In all states in the United States, it is possible to obtain a civil marriage. Such ceremonies are conducted before a local civil authority, such as a mayor, judge, deputy marriage commissioner or other public official. It is not uncommon for these ceremonies make mention of a deity, but most do not reference any specific religion. Many of these ceremonies take place in the town hall or local courthouse. As part of such ceremonies, a religious official such as a rabbi, pastor, or qadi may be given the authority to conduct the marriage by the state, thus unifying the religious with the civil ceremony.
In most European countries there is a civil ceremony requirement. Following the civil marriage ceremony, couples are free to marry in a religious ceremony. Such ceremonies, however, only serve to provide a religious recognition of the marriage, since the state's recognition has already been given. In some of these countries (e.g. Belgium and the Netherlands) most couples get married without any religious ceremony at all. Full, formal weddings, complete with wedding gowns and the presence of family and friends, are usually conducted in special ceremonial rooms in the town hall.
There is no civil marriage in many Arab countries like Egypt, Lebanon, Syria[3], Jordan[4], UAE[5], Saudi Arabia, Yemen, Libya, Mauritania, as well as in Indonesia[6], Iran and Israel, among other countries; all marriages are conducted by religious authorities, and are registered by civil authorities only after having been registered by authorities of officially approved religions (Egypt, Israel and Lebanon all recognize Christianity, Islam and Judaism; in many Arab countries almost 100% citizens are Muslim), or, having been registered abroad. This yields particular problems for those who are refused divorce by their spouses, or couples in religious traditions that forbid divorce altogether. Malaysia allows civil marriage for non-Muslim only, while Kuwait, Bahrain and Afghanistan[7] allow it for foreign citizens only.

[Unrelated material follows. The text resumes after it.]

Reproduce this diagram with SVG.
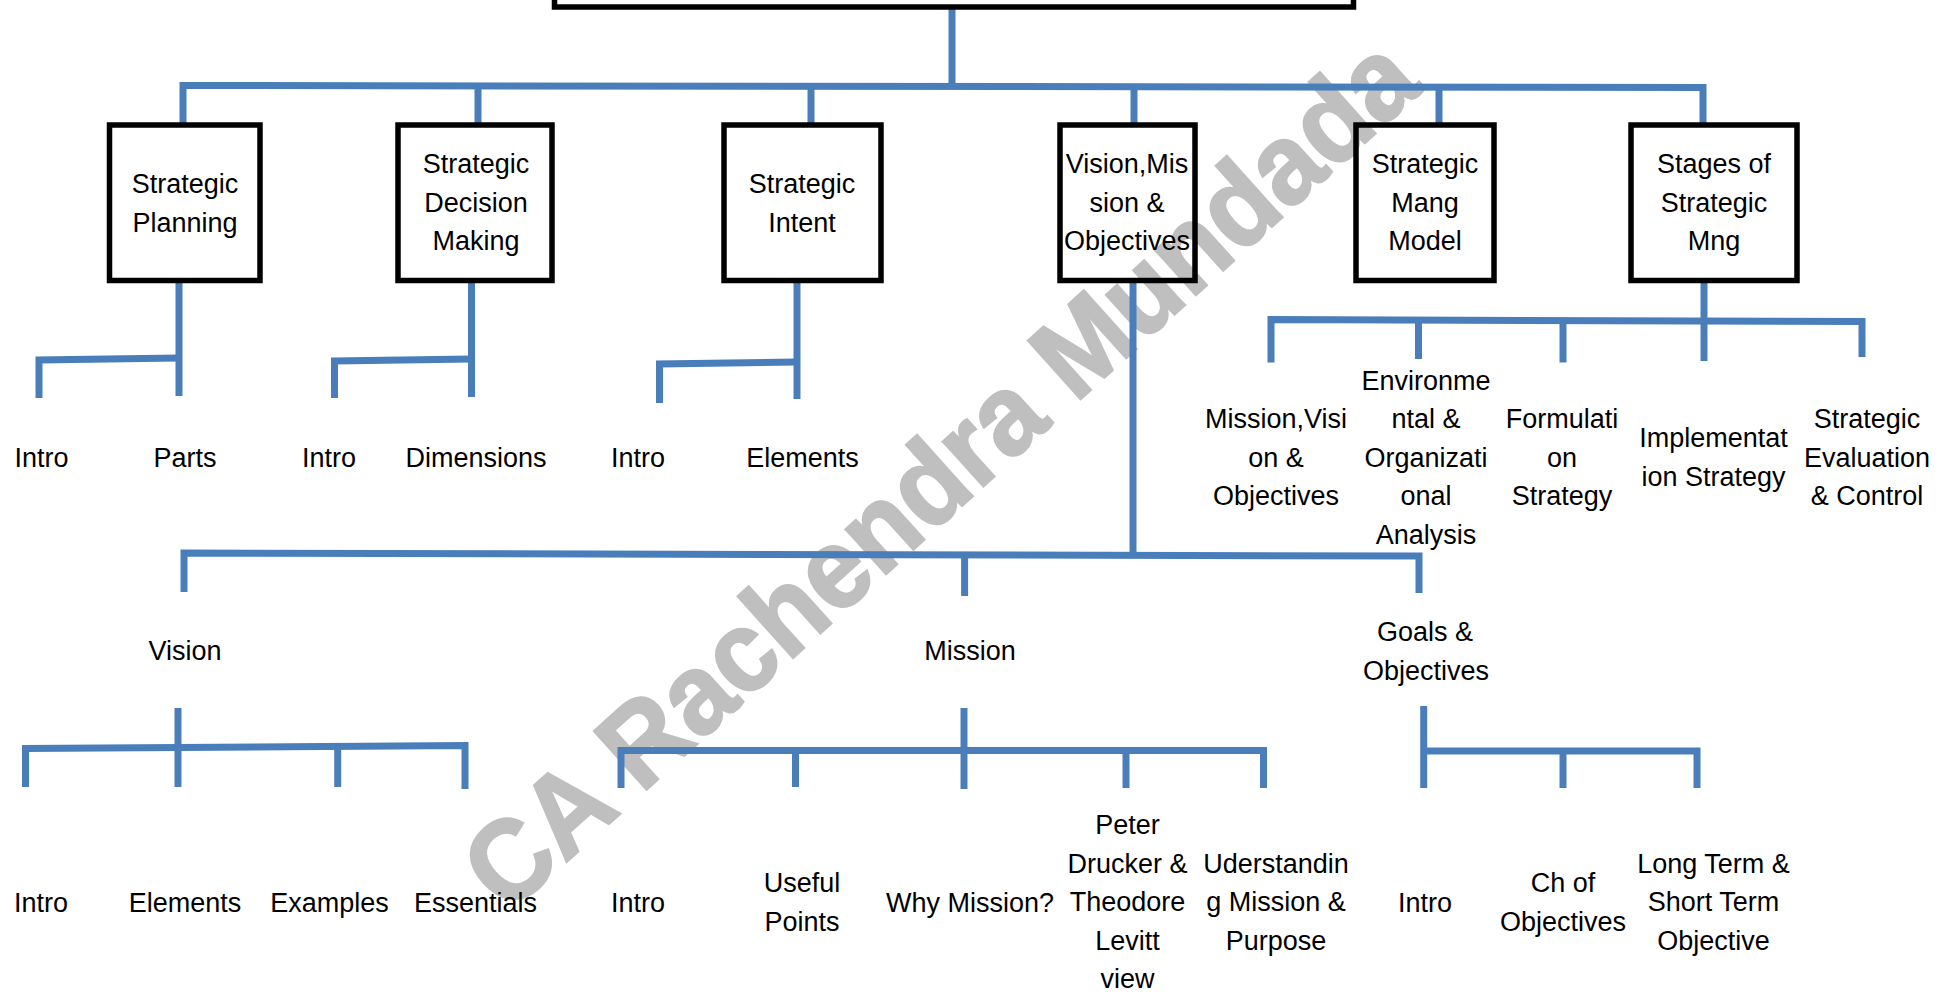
<svg xmlns="http://www.w3.org/2000/svg" width="1950" height="992" viewBox="0 0 1950 992">
<style>
.wm{font-family:"Liberation Sans",Arial,sans-serif;font-weight:bold;font-size:114px;fill:#bfbfbf;stroke:#bfbfbf;stroke-width:2.5}
.box{fill:none;stroke:#000;stroke-width:5.5}
.c{fill:none;stroke:#4a7ebb;stroke-width:7;stroke-linejoin:miter;stroke-linecap:butt}
text.t{font-family:"Liberation Sans",Arial,sans-serif;font-size:27px;fill:#000;text-anchor:middle}
</style>
<rect x="0" y="0" width="1950" height="992" fill="#fff"/>
<text class="wm" text-anchor="middle" textLength="1235" lengthAdjust="spacingAndGlyphs" transform="translate(966,502) rotate(-42)">CA Rachendra Mundada</text>

<g id="connectors">
<path class="c" d="M952,9 V86"/>
<path class="c" d="M183,124 V85.5 L1703,87.5 V124"/>
<path class="c" d="M478,86 V124"/>
<path class="c" d="M811,86 V124"/>
<path class="c" d="M1134,87 V124"/>
<path class="c" d="M1439,87 V124"/>

<path class="c" d="M179,283 V396"/>
<path class="c" d="M39,398 V360 L179,358"/>
<path class="c" d="M471.5,283 V397"/>
<path class="c" d="M334.5,398 V361 L471.5,359"/>
<path class="c" d="M797,283 V399"/>
<path class="c" d="M659.5,403 V364 L797,362"/>

<path class="c" d="M1133,282 V555"/>
<path class="c" d="M184,592 V553 L1419,556 V593"/>
<path class="c" d="M964.6,554 V596"/>

<path class="c" d="M178,708 V787"/>
<path class="c" d="M25.5,787 V748.5 L465,745.5 V789"/>
<path class="c" d="M337.7,747 V787"/>

<path class="c" d="M964,708 V789"/>
<path class="c" d="M621,788 V750.5 L1263.5,750.5 V788"/>
<path class="c" d="M795.5,750 V787"/>
<path class="c" d="M1126,750 V788"/>

<path class="c" d="M1423.7,706 V788"/>
<path class="c" d="M1423.7,751 H1697 V788"/>
<path class="c" d="M1563,751 V788"/>

<path class="c" d="M1704,282 V361"/>
<path class="c" d="M1271,362.5 V319.6 L1862,321.5 V357"/>
<path class="c" d="M1418.5,320.5 V359"/>
<path class="c" d="M1563,321 V362.5"/>
</g>

<g id="node-root"><rect class="box" x="554.5" y="-40" width="799" height="47"/></g>

<g id="node-strategic-planning">
<rect class="box" x="109.5" y="125" width="150.5" height="155.5"/>
<text class="t" x="185" y="193">Strategic</text>
<text class="t" x="185" y="231.5">Planning</text>
</g>
<g id="node-strategic-decision-making">
<rect class="box" x="398" y="125" width="154" height="155.5"/>
<text class="t" x="476" y="173">Strategic</text>
<text class="t" x="476" y="211.5">Decision</text>
<text class="t" x="476" y="250">Making</text>
</g>
<g id="node-strategic-intent">
<rect class="box" x="724" y="125" width="157" height="155.5"/>
<text class="t" x="802" y="193">Strategic</text>
<text class="t" x="802" y="231.5">Intent</text>
</g>
<g id="node-vision-mission-objectives">
<rect class="box" x="1060" y="125" width="135" height="155.5"/>
<text class="t" x="1127" y="173">Vision,Mis</text>
<text class="t" x="1127" y="211.5">sion &amp;</text>
<text class="t" x="1127" y="250">Objectives</text>
</g>
<g id="node-strategic-mang-model">
<rect class="box" x="1356" y="125" width="138" height="155.5"/>
<text class="t" x="1425" y="173">Strategic</text>
<text class="t" x="1425" y="211.5">Mang</text>
<text class="t" x="1425" y="250">Model</text>
</g>
<g id="node-stages">
<rect class="box" x="1631" y="125" width="166" height="155.5"/>
<text class="t" x="1714" y="173">Stages of</text>
<text class="t" x="1714" y="211.5">Strategic</text>
<text class="t" x="1714" y="250">Mng</text>
</g>

<g id="node-sp-intro"><text class="t" x="41.5" y="467">Intro</text></g>
<g id="node-sp-parts"><text class="t" x="185" y="467">Parts</text></g>
<g id="node-sdm-intro"><text class="t" x="329" y="467">Intro</text></g>
<g id="node-sdm-dimensions"><text class="t" x="476" y="467">Dimensions</text></g>
<g id="node-si-intro"><text class="t" x="638" y="467">Intro</text></g>
<g id="node-si-elements"><text class="t" x="802.6" y="467">Elements</text></g>

<g id="node-st-mvo">
<text class="t" x="1276" y="428">Mission,Visi</text>
<text class="t" x="1276" y="466.5">on &amp;</text>
<text class="t" x="1276" y="505">Objectives</text>
</g>
<g id="node-st-env">
<text class="t" x="1426" y="389.5">Environme</text>
<text class="t" x="1426" y="428">ntal &amp;</text>
<text class="t" x="1426" y="466.5">Organizati</text>
<text class="t" x="1426" y="505">onal</text>
<text class="t" x="1426" y="543.5">Analysis</text>
</g>
<g id="node-st-form">
<text class="t" x="1562" y="428">Formulati</text>
<text class="t" x="1562" y="466.5">on</text>
<text class="t" x="1562" y="505">Strategy</text>
</g>
<g id="node-st-impl">
<text class="t" x="1713.5" y="447">Implementat</text>
<text class="t" x="1713.5" y="485.5">ion Strategy</text>
</g>
<g id="node-st-eval">
<text class="t" x="1867" y="428">Strategic</text>
<text class="t" x="1867" y="466.5">Evaluation</text>
<text class="t" x="1867" y="505">&amp; Control</text>
</g>

<g id="node-vision"><text class="t" x="185" y="660">Vision</text></g>
<g id="node-mission"><text class="t" x="970" y="660">Mission</text></g>
<g id="node-goals">
<text class="t" x="1425" y="641">Goals &amp;</text>
<text class="t" x="1426" y="679.5">Objectives</text>
</g>

<g id="node-v-intro"><text class="t" x="41" y="912">Intro</text></g>
<g id="node-v-elements"><text class="t" x="185" y="912">Elements</text></g>
<g id="node-v-examples"><text class="t" x="329.6" y="912">Examples</text></g>
<g id="node-v-essentials"><text class="t" x="475.5" y="912">Essentials</text></g>

<g id="node-m-intro"><text class="t" x="638" y="912">Intro</text></g>
<g id="node-m-useful">
<text class="t" x="802" y="892">Useful</text>
<text class="t" x="802" y="930.5">Points</text>
</g>
<g id="node-m-why"><text class="t" x="970" y="912">Why Mission?</text></g>
<g id="node-m-peter">
<text class="t" x="1127.5" y="834">Peter</text>
<text class="t" x="1127.5" y="872.5">Drucker &amp;</text>
<text class="t" x="1127.5" y="911">Theodore</text>
<text class="t" x="1127.5" y="949.5">Levitt</text>
<text class="t" x="1127.5" y="988">view</text>
</g>
<g id="node-m-understanding">
<text class="t" x="1276" y="872.5">Uderstandin</text>
<text class="t" x="1276" y="911">g Mission &amp;</text>
<text class="t" x="1276" y="949.5">Purpose</text>
</g>

<g id="node-g-intro"><text class="t" x="1425" y="912">Intro</text></g>
<g id="node-g-ch">
<text class="t" x="1563" y="892">Ch of</text>
<text class="t" x="1563" y="930.5">Objectives</text>
</g>
<g id="node-g-long">
<text class="t" x="1713.5" y="872.5">Long Term &amp;</text>
<text class="t" x="1713.5" y="911">Short Term</text>
<text class="t" x="1713.5" y="949.5">Objective</text>
</g>
</svg>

At the end of 2011 there are 10 countries with same-sex marriages: Argentina, Belgium, Canada, Iceland, Netherlands, Norway, Portugal, South Africa, Spain, and Sweden, as well of six states of the United States: Connecticut, Iowa, Massachusetts, New Hampshire, New York, and Vermont. Maryland in the United States and Israel[8] recognize same-sex marriages registered in other states, but do not conduct such marriages within their borders.
In 29 countries worldwide and 12 states within the U.S., a same-sex couple can be legally partnered in a civil union or registered partnership. Couples in these partnerships, first recognised in Denmark in 1989, are afforded rights and obligations similar to, but not identical to, those of a married couple.